- _TASK BRIEF_:
Without the images, write out the whole listing exactly.

- _STORED DATA_:
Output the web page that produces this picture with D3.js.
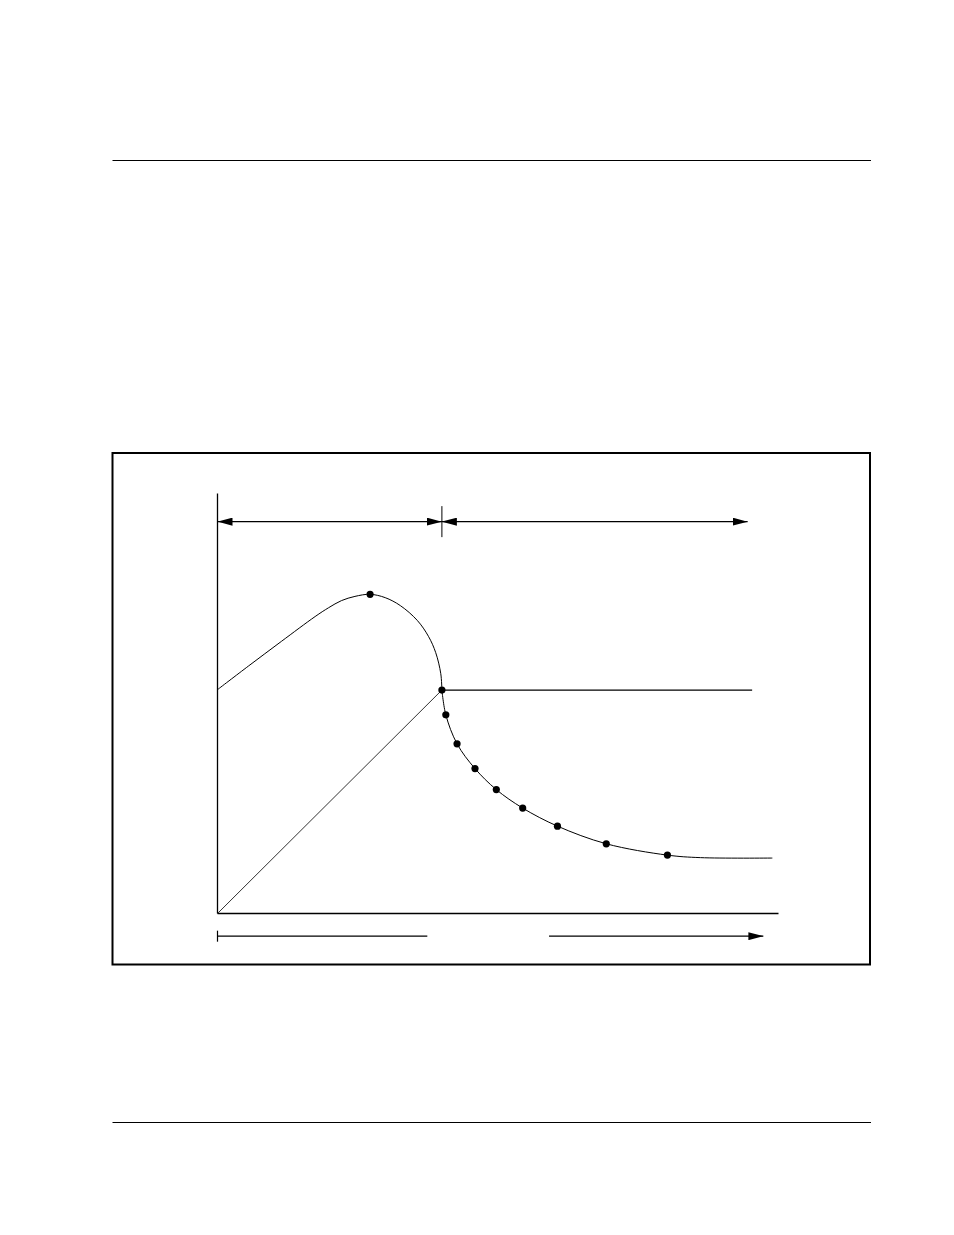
<!DOCTYPE html>
<html>
<head>
<meta charset="utf-8">
<script src="https://cdn.jsdelivr.net/npm/d3@7"></script>
<style>
html,body{margin:0;padding:0;background:#fff;}
svg{display:block;}
</style>
</head>
<body>
<svg id="chart" width="954" height="1235"></svg>
<script>
// ---- data (arbitrary units: x 0..100, y 0..100) ----
const riseCurveX = [0, 5.5, 11.4, 17.4, 19.8, 22.1, 24.5, 27.2, 29.9, 32.6, 35.6, 37.6, 38.9, 39.8, 40.0];
const riseCurveY = [53.3, 58.9, 64.8, 70.7, 72.8, 74.5, 75.5, 76.0, 75.2, 73.3, 69.8, 66.0, 62.1, 57.1, 53.2];
const decayCurveX = [40.0, 40.7, 42.7, 45.9, 49.7, 54.4, 60.6, 69.3, 80.2, 86.1, 98.9];
const decayCurveY = [53.2, 47.3, 40.4, 34.5, 29.5, 25.1, 20.8, 16.6, 13.9, 13.3, 13.2];
const peakX = [27.2];
const peakY = [76.0];
const dotX = [40.0, 40.7, 42.7, 45.9, 49.7, 54.4, 60.6, 69.3, 80.2];
const dotY = [53.2, 47.3, 40.4, 34.5, 29.5, 25.1, 20.8, 16.6, 13.9];
const rampX = [0, 40.0];
const rampY = [0, 53.2];
const plateauX = [40.0, 95.3];
const plateauY = [53.2, 53.2];
const phaseBounds = [0, 40.0, 94.5];   // top dimension arrows
const phaseLevel = 93.3;
const timeLeft = [0, 37.4];            // bottom left bar
const timeArrow = [59.1, 97.3];        // bottom arrow
const timeLevel = -5.4;

const svg = d3.select("#chart");

// page rules
svg.append("line").attr("x1",112.5).attr("x2",871).attr("y1",160.5).attr("y2",160.5).attr("stroke","#000").attr("stroke-width",1.2);
svg.append("line").attr("x1",112.5).attr("x2",871).attr("y1",1122.5).attr("y2",1122.5).attr("stroke","#000").attr("stroke-width",1.2);
// figure frame
svg.append("rect").attr("x",112.5).attr("y",453).attr("width",757.5).attr("height",511.5)
  .attr("fill","none").attr("stroke","#000").attr("stroke-width",2);

const x = d3.scaleLinear().domain([0,100]).range([217.5, 778.5]);
const y = d3.scaleLinear().domain([0,100]).range([913.5, 493.5]);

const defs = svg.append("defs");
defs.append("marker").attr("id","ah").attr("viewBox","0 0 15 8").attr("refX",15).attr("refY",4)
  .attr("markerWidth",15).attr("markerHeight",8).attr("markerUnits","userSpaceOnUse").attr("orient","auto-start-reverse")
  .append("path").attr("d","M0,0 L15,4 L0,8 Z").attr("fill","#000");

// axes
const g = svg.append("g");
g.append("line").attr("x1",x(0)).attr("x2",x(0)).attr("y1",y(0)).attr("y2",y(100)).attr("stroke","#000").attr("stroke-width",1.3);
g.append("line").attr("x1",x(0)).attr("x2",x(100)).attr("y1",y(0)).attr("y2",y(0)).attr("stroke","#000").attr("stroke-width",1.3);

// top dimension arrows
g.append("line").attr("x1",x(phaseBounds[0])).attr("x2",x(phaseBounds[1])).attr("y1",y(phaseLevel)).attr("y2",y(phaseLevel))
  .attr("stroke","#000").attr("stroke-width",1.2).attr("marker-start","url(#ah)").attr("marker-end","url(#ah)");
g.append("line").attr("x1",x(phaseBounds[1])).attr("x2",x(phaseBounds[2])).attr("y1",y(phaseLevel)).attr("y2",y(phaseLevel))
  .attr("stroke","#000").attr("stroke-width",1.2).attr("marker-start","url(#ah)").attr("marker-end","url(#ah)");
g.append("line").attr("x1",x(phaseBounds[1])).attr("x2",x(phaseBounds[1])).attr("y1",y(phaseLevel)-15.5).attr("y2",y(phaseLevel)+15.5)
  .attr("stroke","#000").attr("stroke-width",1);

// bottom time indicators
g.append("line").attr("x1",x(timeLeft[0])).attr("x2",x(timeLeft[1])).attr("y1",y(timeLevel)).attr("y2",y(timeLevel))
  .attr("stroke","#000").attr("stroke-width",1.2);
g.append("line").attr("x1",x(timeLeft[0])).attr("x2",x(timeLeft[0])).attr("y1",y(timeLevel)-5.5).attr("y2",y(timeLevel)+5.5)
  .attr("stroke","#000").attr("stroke-width",1.2);
g.append("line").attr("x1",x(timeArrow[0])).attr("x2",x(timeArrow[1])).attr("y1",y(timeLevel)).attr("y2",y(timeLevel))
  .attr("stroke","#000").attr("stroke-width",1.2).attr("marker-end","url(#ah)");

// curves
const line = d3.line().x(d=>x(d[0])).y(d=>y(d[1])).curve(d3.curveCatmullRom.alpha(0.5));
const straight = d3.line().x(d=>x(d[0])).y(d=>y(d[1]));
g.append("path").attr("d", line(d3.zip(riseCurveX, riseCurveY))).attr("fill","none").attr("stroke","#000").attr("stroke-width",1);
g.append("path").attr("d", line(d3.zip(decayCurveX, decayCurveY))).attr("fill","none").attr("stroke","#000").attr("stroke-width",1);
g.append("path").attr("d", straight(d3.zip(rampX, rampY))).attr("fill","none").attr("stroke","#333").attr("stroke-width",1);
g.append("path").attr("d", straight(d3.zip(plateauX, plateauY))).attr("fill","none").attr("stroke","#000").attr("stroke-width",1.2);

// dots
g.selectAll("circle.dot").data(d3.zip(dotX.concat(peakX), dotY.concat(peakY))).enter().append("circle")
  .attr("class","dot").attr("cx",d=>x(d[0])).attr("cy",d=>y(d[1])).attr("r",3.6).attr("fill","#000");
</script>
</body>
</html>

- _EXERCISE RESPONSE_:
Output the web page that produces this picture with D3.js.
<!DOCTYPE html>
<html>
<head>
<meta charset="utf-8">
<script src="https://cdn.jsdelivr.net/npm/d3@7"></script>
<style>
html,body{margin:0;padding:0;background:#fff;}
svg{display:block;}
</style>
</head>
<body>
<svg id="chart" width="954" height="1235"></svg>
<script>
// ---- data (arbitrary units: x 0..100, y 0..100) ----
const riseCurveX = [0, 5.5, 11.4, 17.4, 19.8, 22.1, 24.5, 27.2, 29.9, 32.6, 35.6, 37.6, 38.9, 39.8, 40.0];
const riseCurveY = [53.3, 58.9, 64.8, 70.7, 72.8, 74.5, 75.5, 76.0, 75.2, 73.3, 69.8, 66.0, 62.1, 57.1, 53.2];
const decayCurveX = [40.0, 40.7, 42.7, 45.9, 49.7, 54.4, 60.6, 69.3, 80.2, 86.1, 98.9];
const decayCurveY = [53.2, 47.3, 40.4, 34.5, 29.5, 25.1, 20.8, 16.6, 13.9, 13.3, 13.2];
const peakX = [27.2];
const peakY = [76.0];
const dotX = [40.0, 40.7, 42.7, 45.9, 49.7, 54.4, 60.6, 69.3, 80.2];
const dotY = [53.2, 47.3, 40.4, 34.5, 29.5, 25.1, 20.8, 16.6, 13.9];
const rampX = [0, 40.0];
const rampY = [0, 53.2];
const plateauX = [40.0, 95.3];
const plateauY = [53.2, 53.2];
const phaseBounds = [0, 40.0, 94.5];   // top dimension arrows
const phaseLevel = 93.3;
const timeLeft = [0, 37.4];            // bottom left bar
const timeArrow = [59.1, 97.3];        // bottom arrow
const timeLevel = -5.4;

const svg = d3.select("#chart");

// page rules
svg.append("line").attr("x1",112.5).attr("x2",871).attr("y1",160.5).attr("y2",160.5).attr("stroke","#000").attr("stroke-width",1.2);
svg.append("line").attr("x1",112.5).attr("x2",871).attr("y1",1122.5).attr("y2",1122.5).attr("stroke","#000").attr("stroke-width",1.2);
// figure frame
svg.append("rect").attr("x",112.5).attr("y",453).attr("width",757.5).attr("height",511.5)
  .attr("fill","none").attr("stroke","#000").attr("stroke-width",2);

const x = d3.scaleLinear().domain([0,100]).range([217.5, 778.5]);
const y = d3.scaleLinear().domain([0,100]).range([913.5, 493.5]);

const defs = svg.append("defs");
defs.append("marker").attr("id","ah").attr("viewBox","0 0 15 8").attr("refX",15).attr("refY",4)
  .attr("markerWidth",15).attr("markerHeight",8).attr("markerUnits","userSpaceOnUse").attr("orient","auto-start-reverse")
  .append("path").attr("d","M0,0 L15,4 L0,8 Z").attr("fill","#000");

// axes
const g = svg.append("g");
g.append("line").attr("x1",x(0)).attr("x2",x(0)).attr("y1",y(0)).attr("y2",y(100)).attr("stroke","#000").attr("stroke-width",1.3);
g.append("line").attr("x1",x(0)).attr("x2",x(100)).attr("y1",y(0)).attr("y2",y(0)).attr("stroke","#000").attr("stroke-width",1.3);

// top dimension arrows
g.append("line").attr("x1",x(phaseBounds[0])).attr("x2",x(phaseBounds[1])).attr("y1",y(phaseLevel)).attr("y2",y(phaseLevel))
  .attr("stroke","#000").attr("stroke-width",1.2).attr("marker-start","url(#ah)").attr("marker-end","url(#ah)");
g.append("line").attr("x1",x(phaseBounds[1])).attr("x2",x(phaseBounds[2])).attr("y1",y(phaseLevel)).attr("y2",y(phaseLevel))
  .attr("stroke","#000").attr("stroke-width",1.2).attr("marker-start","url(#ah)").attr("marker-end","url(#ah)");
g.append("line").attr("x1",x(phaseBounds[1])).attr("x2",x(phaseBounds[1])).attr("y1",y(phaseLevel)-15.5).attr("y2",y(phaseLevel)+15.5)
  .attr("stroke","#000").attr("stroke-width",1);

// bottom time indicators
g.append("line").attr("x1",x(timeLeft[0])).attr("x2",x(timeLeft[1])).attr("y1",y(timeLevel)).attr("y2",y(timeLevel))
  .attr("stroke","#000").attr("stroke-width",1.2);
g.append("line").attr("x1",x(timeLeft[0])).attr("x2",x(timeLeft[0])).attr("y1",y(timeLevel)-5.5).attr("y2",y(timeLevel)+5.5)
  .attr("stroke","#000").attr("stroke-width",1.2);
g.append("line").attr("x1",x(timeArrow[0])).attr("x2",x(timeArrow[1])).attr("y1",y(timeLevel)).attr("y2",y(timeLevel))
  .attr("stroke","#000").attr("stroke-width",1.2).attr("marker-end","url(#ah)");

// curves
const line = d3.line().x(d=>x(d[0])).y(d=>y(d[1])).curve(d3.curveCatmullRom.alpha(0.5));
const straight = d3.line().x(d=>x(d[0])).y(d=>y(d[1]));
g.append("path").attr("d", line(d3.zip(riseCurveX, riseCurveY))).attr("fill","none").attr("stroke","#000").attr("stroke-width",1);
g.append("path").attr("d", line(d3.zip(decayCurveX, decayCurveY))).attr("fill","none").attr("stroke","#000").attr("stroke-width",1);
g.append("path").attr("d", straight(d3.zip(rampX, rampY))).attr("fill","none").attr("stroke","#333").attr("stroke-width",1);
g.append("path").attr("d", straight(d3.zip(plateauX, plateauY))).attr("fill","none").attr("stroke","#000").attr("stroke-width",1.2);

// dots
g.selectAll("circle.dot").data(d3.zip(dotX.concat(peakX), dotY.concat(peakY))).enter().append("circle")
  .attr("class","dot").attr("cx",d=>x(d[0])).attr("cy",d=>y(d[1])).attr("r",3.6).attr("fill","#000");
</script>
</body>
</html>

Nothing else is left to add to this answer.